The ‘Multicultural Media Correspondents Association’s Diversity in the Media Industry: State of the Union’ forum provided insight from top entertainment and media executives regarding diversity in their fields, but also offered viewpoints from the cast of The Hate U Give,’ actress Regina Hall, and actor Russell Hornsby.
Congresswoman Val Demings of Florida, who hosted the forum with MMCA, told a packed audience: “The media is the most influential, most powerful means to reach the American people. It is more important than ever to get it right. The media shapes what people think, what they do, how they vote.”
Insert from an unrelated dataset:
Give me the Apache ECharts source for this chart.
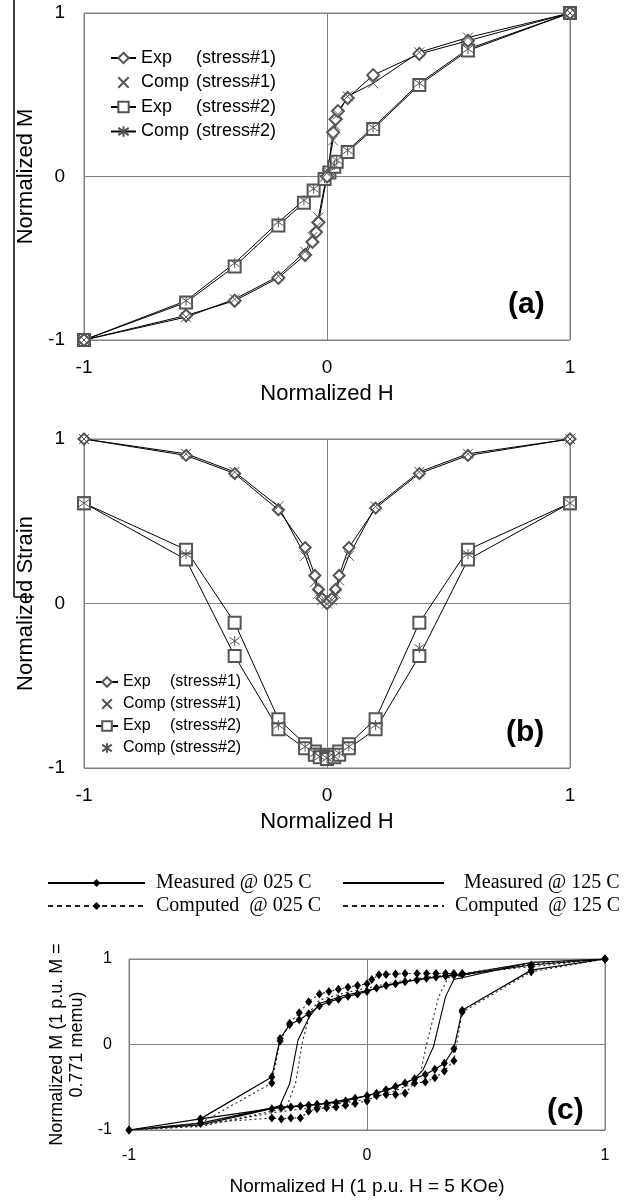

MMCA founder David Morgan says the goal is to ignite and sustain a call to action that results in a significant increase in the percentage of people of color that own and control media content, and an increase in diverse representation in news and entertainment behind and in front of the camera. He emphasized that MMCA is honored to have the support of Rep. Demings, who in May introduced the MMCA’s Media Diversity Resolution, H. Res 888, which reaffirms Congress’s commitment to media diversity.
Both Morgan and Demings emphasized the importance of the bill and encouraged people to sign the petition. As diversity in the media has “barely improved” in the 50 years since the Kerner Commission issued its alarming report on the state of diversity in the media, and that its social, political and economic ramifications continue to plague the country.
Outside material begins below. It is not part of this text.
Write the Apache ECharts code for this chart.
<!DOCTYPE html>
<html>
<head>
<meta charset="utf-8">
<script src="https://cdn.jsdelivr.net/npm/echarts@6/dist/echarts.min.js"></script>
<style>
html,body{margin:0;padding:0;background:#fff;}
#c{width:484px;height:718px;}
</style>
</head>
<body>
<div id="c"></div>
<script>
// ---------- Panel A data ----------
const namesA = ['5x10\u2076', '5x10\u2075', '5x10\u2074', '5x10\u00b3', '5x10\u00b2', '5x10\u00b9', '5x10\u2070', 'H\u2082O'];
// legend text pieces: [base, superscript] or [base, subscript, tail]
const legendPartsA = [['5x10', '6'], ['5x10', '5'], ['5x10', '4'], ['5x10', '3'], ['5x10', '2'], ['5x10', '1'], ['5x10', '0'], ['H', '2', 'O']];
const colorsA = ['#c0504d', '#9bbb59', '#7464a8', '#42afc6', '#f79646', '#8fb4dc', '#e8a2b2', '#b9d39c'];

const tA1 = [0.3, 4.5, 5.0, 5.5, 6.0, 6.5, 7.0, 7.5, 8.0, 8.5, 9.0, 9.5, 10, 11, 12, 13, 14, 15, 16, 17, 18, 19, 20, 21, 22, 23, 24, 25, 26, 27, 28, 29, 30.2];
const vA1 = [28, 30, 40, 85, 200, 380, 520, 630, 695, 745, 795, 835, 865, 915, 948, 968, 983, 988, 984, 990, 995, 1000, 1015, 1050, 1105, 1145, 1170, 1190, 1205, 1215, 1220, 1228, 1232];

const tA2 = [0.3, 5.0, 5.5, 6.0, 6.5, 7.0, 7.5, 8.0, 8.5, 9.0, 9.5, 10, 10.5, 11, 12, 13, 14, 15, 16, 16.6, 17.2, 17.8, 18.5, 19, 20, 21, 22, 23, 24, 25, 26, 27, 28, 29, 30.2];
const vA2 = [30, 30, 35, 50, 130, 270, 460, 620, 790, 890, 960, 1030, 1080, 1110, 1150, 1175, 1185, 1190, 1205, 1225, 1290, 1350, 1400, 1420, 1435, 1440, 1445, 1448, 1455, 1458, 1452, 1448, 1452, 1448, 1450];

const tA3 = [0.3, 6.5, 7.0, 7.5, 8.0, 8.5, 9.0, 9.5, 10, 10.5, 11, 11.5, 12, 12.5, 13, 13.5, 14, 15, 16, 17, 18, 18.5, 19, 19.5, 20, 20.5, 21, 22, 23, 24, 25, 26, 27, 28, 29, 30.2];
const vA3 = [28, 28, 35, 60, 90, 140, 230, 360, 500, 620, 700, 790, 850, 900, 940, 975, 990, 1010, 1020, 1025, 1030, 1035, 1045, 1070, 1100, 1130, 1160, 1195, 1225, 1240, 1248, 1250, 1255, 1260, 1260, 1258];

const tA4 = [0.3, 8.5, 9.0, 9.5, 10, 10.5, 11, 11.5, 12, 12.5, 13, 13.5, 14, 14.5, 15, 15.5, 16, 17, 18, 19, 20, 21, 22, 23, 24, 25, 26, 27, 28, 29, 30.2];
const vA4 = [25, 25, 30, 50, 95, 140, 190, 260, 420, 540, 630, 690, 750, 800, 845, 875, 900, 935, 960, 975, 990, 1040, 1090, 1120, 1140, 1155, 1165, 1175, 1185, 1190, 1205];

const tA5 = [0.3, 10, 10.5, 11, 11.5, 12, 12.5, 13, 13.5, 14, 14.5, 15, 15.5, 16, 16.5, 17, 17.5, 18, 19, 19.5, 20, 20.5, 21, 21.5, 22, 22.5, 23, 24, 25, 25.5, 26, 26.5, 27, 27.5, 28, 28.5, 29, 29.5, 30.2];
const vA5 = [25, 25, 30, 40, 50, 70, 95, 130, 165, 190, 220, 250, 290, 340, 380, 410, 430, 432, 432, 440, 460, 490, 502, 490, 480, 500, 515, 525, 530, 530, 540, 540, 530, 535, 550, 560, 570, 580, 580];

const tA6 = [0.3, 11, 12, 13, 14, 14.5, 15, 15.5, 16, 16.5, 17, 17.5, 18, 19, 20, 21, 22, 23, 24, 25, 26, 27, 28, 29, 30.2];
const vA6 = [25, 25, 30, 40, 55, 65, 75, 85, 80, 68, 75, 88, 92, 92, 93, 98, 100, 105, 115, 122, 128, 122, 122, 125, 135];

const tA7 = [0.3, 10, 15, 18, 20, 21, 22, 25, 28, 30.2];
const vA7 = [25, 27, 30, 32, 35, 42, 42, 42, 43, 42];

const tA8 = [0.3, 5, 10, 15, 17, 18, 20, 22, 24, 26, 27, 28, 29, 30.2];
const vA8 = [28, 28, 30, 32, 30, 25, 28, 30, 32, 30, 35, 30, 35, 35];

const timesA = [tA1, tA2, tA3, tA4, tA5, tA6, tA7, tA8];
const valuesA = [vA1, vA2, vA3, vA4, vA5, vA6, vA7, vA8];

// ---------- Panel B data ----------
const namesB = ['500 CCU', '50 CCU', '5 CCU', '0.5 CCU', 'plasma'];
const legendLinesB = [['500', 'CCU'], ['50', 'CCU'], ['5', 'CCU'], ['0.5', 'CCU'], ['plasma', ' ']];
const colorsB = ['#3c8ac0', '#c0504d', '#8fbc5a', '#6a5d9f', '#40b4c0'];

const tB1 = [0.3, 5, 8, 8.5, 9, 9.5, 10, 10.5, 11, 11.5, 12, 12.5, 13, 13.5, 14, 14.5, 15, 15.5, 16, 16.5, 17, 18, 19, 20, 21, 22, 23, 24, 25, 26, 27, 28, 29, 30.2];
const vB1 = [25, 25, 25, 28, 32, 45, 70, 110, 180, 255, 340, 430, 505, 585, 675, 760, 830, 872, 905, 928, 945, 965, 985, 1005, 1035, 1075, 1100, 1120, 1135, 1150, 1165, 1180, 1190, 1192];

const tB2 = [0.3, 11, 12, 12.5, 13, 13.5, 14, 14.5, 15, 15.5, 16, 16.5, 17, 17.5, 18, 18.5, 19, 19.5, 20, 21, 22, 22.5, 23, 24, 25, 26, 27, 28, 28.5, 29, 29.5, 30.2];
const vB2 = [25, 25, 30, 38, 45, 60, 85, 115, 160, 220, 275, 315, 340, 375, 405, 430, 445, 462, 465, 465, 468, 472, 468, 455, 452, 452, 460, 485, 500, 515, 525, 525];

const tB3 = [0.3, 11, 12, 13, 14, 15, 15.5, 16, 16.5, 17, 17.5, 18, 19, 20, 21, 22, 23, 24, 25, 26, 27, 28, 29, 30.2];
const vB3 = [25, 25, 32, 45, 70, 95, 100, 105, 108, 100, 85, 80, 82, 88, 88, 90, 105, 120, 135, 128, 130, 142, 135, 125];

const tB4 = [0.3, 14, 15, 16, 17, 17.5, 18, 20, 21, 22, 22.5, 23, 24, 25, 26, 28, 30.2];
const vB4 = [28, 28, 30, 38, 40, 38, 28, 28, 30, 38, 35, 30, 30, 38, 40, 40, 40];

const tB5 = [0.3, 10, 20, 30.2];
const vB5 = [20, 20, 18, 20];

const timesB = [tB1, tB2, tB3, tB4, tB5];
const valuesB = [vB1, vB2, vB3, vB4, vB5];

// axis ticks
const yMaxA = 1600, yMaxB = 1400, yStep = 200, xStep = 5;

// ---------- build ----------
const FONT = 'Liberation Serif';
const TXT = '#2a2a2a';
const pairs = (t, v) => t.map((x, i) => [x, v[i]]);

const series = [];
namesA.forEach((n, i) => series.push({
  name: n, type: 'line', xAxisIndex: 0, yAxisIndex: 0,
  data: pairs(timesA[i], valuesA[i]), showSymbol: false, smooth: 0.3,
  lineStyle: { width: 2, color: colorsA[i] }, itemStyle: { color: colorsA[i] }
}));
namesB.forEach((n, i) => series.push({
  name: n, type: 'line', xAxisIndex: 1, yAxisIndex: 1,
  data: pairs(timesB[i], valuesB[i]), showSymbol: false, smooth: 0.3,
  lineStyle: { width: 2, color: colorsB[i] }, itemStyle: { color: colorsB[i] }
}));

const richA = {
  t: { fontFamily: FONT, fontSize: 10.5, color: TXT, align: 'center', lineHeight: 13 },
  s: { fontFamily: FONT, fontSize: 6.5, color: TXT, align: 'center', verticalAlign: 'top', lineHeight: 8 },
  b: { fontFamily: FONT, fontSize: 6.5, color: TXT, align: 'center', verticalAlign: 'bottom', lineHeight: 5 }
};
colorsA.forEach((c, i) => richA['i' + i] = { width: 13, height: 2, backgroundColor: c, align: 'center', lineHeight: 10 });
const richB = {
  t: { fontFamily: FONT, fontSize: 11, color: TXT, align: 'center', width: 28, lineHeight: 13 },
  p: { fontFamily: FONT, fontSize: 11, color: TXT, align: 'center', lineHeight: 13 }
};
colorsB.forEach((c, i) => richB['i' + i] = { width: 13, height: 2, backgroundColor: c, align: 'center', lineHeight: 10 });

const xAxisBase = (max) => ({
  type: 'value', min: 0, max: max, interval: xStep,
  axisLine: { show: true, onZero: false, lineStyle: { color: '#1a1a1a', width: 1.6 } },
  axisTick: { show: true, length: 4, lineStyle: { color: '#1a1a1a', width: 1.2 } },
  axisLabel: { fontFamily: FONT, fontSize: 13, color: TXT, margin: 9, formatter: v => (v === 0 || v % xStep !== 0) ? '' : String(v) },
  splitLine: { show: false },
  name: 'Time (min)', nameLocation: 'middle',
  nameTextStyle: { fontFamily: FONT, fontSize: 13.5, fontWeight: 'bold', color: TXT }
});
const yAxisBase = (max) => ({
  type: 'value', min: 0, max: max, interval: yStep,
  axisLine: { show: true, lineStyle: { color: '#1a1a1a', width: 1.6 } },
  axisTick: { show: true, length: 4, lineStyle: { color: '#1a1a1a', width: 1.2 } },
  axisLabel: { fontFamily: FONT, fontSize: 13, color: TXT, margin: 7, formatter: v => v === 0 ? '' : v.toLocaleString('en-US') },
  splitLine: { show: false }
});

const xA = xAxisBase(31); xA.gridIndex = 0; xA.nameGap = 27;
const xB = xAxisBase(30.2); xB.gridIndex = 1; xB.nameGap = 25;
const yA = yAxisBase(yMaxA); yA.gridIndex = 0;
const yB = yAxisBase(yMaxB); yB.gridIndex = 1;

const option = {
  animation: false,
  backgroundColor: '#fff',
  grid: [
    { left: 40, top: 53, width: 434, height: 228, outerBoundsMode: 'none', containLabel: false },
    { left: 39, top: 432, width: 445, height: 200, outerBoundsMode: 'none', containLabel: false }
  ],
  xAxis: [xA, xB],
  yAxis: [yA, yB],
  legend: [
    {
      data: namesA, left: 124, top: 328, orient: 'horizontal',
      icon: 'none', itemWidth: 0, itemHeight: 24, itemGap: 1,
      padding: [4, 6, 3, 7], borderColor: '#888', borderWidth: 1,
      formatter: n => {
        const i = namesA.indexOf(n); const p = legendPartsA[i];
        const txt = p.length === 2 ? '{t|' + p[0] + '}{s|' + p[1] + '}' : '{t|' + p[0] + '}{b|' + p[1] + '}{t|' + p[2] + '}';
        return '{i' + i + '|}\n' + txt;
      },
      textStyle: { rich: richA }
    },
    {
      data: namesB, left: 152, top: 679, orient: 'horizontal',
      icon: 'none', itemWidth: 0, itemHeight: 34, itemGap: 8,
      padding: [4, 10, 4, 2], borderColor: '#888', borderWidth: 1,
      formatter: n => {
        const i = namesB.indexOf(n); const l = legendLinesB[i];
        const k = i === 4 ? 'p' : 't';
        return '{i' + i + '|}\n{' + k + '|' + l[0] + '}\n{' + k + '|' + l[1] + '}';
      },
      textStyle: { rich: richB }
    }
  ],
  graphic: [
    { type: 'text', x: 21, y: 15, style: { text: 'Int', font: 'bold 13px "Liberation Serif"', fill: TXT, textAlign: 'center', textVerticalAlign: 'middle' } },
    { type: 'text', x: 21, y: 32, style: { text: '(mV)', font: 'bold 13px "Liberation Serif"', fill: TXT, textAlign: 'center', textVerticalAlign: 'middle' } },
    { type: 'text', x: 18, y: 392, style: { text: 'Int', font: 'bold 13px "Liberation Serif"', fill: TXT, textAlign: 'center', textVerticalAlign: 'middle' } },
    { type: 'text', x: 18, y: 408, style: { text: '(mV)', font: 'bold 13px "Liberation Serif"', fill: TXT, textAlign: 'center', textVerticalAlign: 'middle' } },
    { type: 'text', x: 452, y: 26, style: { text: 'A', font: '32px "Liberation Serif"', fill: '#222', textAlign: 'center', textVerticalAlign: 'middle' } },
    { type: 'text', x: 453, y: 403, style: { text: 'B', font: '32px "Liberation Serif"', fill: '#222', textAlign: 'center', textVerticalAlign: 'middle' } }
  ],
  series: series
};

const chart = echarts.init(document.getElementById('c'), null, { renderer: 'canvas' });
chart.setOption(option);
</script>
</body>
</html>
Tirrell D. Whittley, CEO of Liquid Soul, moderated the panel, which was presented in two parts. Valuable input was provided by Zahir McGhee, co-creator and executive producer of Scandal at ABC Studios; Foster Driver, vice president, production, Walt Disney Studios Motion Pictures Production; Tahirah Gooden, original film, Netflix; Winsome Sinclair, casting director, producer, WSA International LLC; Amy DuBois Barnett, executive vice president, digital and chief content officer at the Grio; and Cheryl Grace, senior vice president of U.S. Strategic Community Alliances/Consumer Engagement, Nielsen.
Actors Regina Hall and Russell Hornsby stressed the importance of diversity behind the camera as well as in front of the camera.
“We don’t have enough images that show how wonderful and colorful we are as human beings,” Hall said.
Actor and hip hop activist ‘Common’ emphasized that young people must be exposed to entertainment industry jobs other than those in front of the camera.
“They can be casting directors, cameramen, technicians,” he said. “They need to know what the business is about so they can aspire to these other jobs. They need to know that they can get behind the camera, and then they can have a job for life. Our young people need to be exposed to these opportunities.”
In addition to the forum, MMCA hosted a reception honoring ‘Congressional Media Diversity Champions’: Representatives Val Demings, Yvette Clarke and Hank Johnson. Partners of the MMCA forum and reception included Company, 20th Century Fox, Netflix and D. Morgan & Partners.